Registration with the Toledo-Lucas County Health Department is well behind for landlords in zone one to meet a June 30 deadline. 

“It is now time for enforcement to begin,” said Councilman Peter Ujvagi, a long-time supporter of the law. “We are serious about our next steps. We encourage everyone to take the steps now. ... Toledo is serious about this. We are going to enforce the law.”

WATCH: Councilman discusses lead law deadline

To date, 1,487 properties have been certified lead-safe. Of those, 1,050 fall under zone one — meaning just 8.4 percent of an estimated 12,500 properties in that area have met the deadline thus far. 

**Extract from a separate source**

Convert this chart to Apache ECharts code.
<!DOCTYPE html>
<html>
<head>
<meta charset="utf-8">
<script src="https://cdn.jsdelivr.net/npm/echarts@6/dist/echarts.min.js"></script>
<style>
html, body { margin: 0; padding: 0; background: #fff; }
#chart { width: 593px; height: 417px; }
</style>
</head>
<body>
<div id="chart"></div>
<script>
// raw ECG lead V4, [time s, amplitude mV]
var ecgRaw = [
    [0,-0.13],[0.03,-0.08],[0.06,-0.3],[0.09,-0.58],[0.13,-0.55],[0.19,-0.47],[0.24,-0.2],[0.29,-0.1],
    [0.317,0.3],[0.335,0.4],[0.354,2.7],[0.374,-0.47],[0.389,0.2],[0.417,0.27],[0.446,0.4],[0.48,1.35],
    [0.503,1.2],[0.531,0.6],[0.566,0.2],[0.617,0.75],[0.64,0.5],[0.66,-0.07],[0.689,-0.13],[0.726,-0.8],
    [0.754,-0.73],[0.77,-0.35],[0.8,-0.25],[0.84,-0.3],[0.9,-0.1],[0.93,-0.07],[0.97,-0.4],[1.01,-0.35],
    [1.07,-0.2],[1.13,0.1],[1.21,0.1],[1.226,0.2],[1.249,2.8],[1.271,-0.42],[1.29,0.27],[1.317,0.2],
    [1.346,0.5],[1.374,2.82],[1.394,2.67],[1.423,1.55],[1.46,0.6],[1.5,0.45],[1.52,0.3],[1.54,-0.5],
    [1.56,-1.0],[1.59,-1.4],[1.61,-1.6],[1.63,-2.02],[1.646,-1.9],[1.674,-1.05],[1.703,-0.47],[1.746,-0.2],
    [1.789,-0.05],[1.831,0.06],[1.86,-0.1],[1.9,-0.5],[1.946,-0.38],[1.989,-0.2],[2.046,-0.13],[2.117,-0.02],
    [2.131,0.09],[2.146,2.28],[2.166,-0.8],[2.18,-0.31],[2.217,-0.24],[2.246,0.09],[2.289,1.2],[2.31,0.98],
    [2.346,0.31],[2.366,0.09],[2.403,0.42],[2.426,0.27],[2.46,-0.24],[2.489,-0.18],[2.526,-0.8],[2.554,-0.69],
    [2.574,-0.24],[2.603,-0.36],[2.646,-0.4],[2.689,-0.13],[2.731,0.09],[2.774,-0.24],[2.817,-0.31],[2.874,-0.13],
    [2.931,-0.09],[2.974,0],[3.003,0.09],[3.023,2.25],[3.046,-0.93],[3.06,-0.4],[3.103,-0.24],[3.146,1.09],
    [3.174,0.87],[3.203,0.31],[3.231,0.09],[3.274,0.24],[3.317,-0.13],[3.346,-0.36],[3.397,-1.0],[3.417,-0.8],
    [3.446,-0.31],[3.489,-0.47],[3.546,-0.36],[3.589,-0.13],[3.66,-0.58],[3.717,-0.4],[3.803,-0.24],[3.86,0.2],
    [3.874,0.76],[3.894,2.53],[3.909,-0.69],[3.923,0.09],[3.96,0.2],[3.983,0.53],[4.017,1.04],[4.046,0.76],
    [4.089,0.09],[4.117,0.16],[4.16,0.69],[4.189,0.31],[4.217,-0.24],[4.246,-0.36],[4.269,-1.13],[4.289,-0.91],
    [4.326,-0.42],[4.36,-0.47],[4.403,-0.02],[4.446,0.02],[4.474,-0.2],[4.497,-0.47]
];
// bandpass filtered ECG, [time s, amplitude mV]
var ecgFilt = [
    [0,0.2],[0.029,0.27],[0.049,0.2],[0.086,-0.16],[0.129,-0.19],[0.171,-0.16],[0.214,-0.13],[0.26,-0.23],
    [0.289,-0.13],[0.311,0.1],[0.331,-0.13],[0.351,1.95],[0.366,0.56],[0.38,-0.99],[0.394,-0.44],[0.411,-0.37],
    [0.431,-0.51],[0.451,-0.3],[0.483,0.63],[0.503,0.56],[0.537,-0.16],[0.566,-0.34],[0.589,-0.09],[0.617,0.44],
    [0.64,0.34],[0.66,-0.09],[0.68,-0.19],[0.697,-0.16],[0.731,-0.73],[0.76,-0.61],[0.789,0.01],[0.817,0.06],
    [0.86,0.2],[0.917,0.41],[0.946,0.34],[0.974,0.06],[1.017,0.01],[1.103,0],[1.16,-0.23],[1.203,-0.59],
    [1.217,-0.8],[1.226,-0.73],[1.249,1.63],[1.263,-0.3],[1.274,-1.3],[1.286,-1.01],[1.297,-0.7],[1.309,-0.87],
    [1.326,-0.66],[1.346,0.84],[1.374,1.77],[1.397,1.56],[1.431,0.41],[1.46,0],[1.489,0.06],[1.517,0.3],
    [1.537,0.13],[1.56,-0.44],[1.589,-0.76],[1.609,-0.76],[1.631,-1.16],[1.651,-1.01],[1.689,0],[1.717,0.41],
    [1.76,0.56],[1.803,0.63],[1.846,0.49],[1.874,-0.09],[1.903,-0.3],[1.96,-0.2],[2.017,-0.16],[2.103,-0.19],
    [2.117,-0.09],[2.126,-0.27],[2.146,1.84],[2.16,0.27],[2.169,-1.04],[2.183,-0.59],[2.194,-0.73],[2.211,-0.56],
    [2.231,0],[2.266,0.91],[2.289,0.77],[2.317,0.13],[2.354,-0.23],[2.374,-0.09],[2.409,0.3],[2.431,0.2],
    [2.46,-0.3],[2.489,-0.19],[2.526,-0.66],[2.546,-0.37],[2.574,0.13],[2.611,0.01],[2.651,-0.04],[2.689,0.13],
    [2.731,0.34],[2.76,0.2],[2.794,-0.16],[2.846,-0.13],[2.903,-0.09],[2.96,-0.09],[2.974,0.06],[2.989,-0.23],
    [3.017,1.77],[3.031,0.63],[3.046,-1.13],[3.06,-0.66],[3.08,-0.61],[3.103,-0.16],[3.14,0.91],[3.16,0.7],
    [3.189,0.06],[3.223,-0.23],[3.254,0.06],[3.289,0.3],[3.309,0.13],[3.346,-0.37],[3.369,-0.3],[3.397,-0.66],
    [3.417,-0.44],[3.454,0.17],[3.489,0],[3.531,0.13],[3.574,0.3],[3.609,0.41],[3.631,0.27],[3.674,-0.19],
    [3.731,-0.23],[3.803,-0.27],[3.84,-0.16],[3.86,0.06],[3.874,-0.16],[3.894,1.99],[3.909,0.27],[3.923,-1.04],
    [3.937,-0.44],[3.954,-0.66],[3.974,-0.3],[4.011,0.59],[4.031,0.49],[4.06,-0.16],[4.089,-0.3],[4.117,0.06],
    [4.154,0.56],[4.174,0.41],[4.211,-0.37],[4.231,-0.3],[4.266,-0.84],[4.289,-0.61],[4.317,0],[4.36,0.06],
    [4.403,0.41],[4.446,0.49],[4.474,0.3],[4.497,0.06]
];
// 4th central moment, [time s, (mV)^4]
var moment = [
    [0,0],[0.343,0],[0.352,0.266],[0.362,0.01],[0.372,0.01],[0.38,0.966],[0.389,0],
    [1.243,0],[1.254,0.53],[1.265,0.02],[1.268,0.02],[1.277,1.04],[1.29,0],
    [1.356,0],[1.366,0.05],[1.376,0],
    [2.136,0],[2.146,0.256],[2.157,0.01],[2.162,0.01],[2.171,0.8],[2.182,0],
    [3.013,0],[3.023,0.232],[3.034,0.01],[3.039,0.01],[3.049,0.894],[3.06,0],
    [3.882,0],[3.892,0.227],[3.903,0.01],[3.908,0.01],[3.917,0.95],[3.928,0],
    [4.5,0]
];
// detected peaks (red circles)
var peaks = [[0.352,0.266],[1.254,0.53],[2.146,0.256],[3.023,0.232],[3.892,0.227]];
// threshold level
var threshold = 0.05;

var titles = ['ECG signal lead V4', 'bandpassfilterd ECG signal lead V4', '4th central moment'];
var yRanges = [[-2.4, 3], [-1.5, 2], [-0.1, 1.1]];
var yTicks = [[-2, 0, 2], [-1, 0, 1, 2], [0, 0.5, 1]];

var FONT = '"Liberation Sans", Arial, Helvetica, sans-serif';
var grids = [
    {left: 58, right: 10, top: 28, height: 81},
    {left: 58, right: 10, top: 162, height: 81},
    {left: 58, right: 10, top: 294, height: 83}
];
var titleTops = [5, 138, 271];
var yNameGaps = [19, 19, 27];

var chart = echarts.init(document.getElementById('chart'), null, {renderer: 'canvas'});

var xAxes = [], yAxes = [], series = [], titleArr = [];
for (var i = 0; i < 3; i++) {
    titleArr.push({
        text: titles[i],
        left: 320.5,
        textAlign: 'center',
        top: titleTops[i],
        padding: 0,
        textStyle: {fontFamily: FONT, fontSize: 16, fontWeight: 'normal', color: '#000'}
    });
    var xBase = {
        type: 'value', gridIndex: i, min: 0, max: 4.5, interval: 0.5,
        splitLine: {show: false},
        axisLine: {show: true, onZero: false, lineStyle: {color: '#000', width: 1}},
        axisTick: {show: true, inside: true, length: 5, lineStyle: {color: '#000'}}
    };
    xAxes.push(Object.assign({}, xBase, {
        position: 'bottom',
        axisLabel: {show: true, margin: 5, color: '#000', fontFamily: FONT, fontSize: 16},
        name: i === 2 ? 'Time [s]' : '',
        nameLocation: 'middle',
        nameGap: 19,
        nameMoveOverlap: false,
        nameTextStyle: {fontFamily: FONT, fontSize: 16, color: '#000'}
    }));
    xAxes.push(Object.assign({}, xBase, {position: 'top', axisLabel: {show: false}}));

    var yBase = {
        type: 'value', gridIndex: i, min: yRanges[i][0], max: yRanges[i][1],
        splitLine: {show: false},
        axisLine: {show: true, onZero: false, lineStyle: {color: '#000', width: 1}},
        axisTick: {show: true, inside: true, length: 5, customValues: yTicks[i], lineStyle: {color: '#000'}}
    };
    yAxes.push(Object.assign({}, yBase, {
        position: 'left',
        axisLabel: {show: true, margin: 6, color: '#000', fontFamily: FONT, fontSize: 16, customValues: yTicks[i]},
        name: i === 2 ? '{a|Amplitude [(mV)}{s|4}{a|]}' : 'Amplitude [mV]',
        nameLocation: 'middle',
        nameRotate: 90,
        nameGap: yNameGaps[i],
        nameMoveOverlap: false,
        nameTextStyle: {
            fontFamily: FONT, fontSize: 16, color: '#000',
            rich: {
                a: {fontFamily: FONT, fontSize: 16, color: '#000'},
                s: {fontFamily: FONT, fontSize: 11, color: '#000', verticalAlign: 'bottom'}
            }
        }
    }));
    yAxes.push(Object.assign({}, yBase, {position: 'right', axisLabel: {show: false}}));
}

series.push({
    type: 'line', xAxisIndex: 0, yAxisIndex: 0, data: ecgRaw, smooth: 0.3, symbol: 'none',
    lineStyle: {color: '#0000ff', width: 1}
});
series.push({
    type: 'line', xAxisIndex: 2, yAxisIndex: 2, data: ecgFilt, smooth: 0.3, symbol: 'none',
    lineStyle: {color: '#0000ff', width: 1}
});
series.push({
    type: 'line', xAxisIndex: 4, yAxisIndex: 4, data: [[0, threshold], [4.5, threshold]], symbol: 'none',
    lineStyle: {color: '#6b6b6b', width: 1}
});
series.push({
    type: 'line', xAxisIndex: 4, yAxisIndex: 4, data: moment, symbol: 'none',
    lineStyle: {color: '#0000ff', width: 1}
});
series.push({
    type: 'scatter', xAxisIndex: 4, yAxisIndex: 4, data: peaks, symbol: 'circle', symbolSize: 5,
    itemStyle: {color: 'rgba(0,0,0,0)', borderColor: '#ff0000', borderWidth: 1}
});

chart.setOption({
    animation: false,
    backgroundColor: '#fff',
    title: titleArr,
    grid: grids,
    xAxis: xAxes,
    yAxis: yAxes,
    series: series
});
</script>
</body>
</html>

“Unfortunately we are nowhere near where we want to be with our numbers,” health commissioner Eric Zgodzinski said. “The concern is, if we work every day for the next 38 days, we’ll still have to do 289 per day, and we know that is not going to happen. Unfortunately, we’ve pulled away from protecting our kids to now looking at enforcement.”

Toledo City Council in 2016 passed the law to require all rental properties with one to four units built before 1978 and home day-care centers to be inspected and tested for lead to receive a lead-safe certificate. Owners who rent properties without a certificate after the deadline face fines of $50 per day up to $10,000. 

The health department will use a collections agency and pursue fines through the court system, Mr. Zgodzinski said. Zone one landlords will be mailed a postcard next week with information about the deadline.

“They’re not fully grasping what could actually happen to the landlords if they don’t comply,” Mr. Zgodzinski said. “I’m not one to use the big stick, but with this we’re going to have to with some individuals who just do not want to comply. And without that enforcement, what good is a law?”

Owners can apply for a hardship extension with the city’s department of neighborhoods. Interested owners can call the department at 419-245-1400. Extensions are available for landlords who have completed an inspection but cannot afford to complete necessary work by the deadline.

A list of lead inspectors is available on the health department’s website, City council amended the law last year to stagger compliance deadlines to June 30; June 30, 2019, and June 30, 2020 based on census tract.

Proponents of the law say the preventive inspections will reduce risk of lead poisoning for children living in those older rental properties. Lead poisoning can cause damage to a child's brain and nervous system, as well as slow growth and development. 

Bob Cole, managing attorney for Advocates for Basic Legal Equality, said the firm will work with tenants whose landlords miss the deadline to put their rent payments in escrow and provide other renter assistance. 

Toledo’s lead law has faced significant opposition from a group of vocal landlords and renters who called the law overreaching and onerous, particularly the requirement to use dust wipes to test for lead during inspections.

A lawsuit was filed last year by the Property Investors Network and landlord Cheryl Mack, arguing the health department doesn’t have legal authority to enforce a city law. 

The suit, filed in Lucas County Common Pleas Court, has not been resolved, and the lead law remains in effect.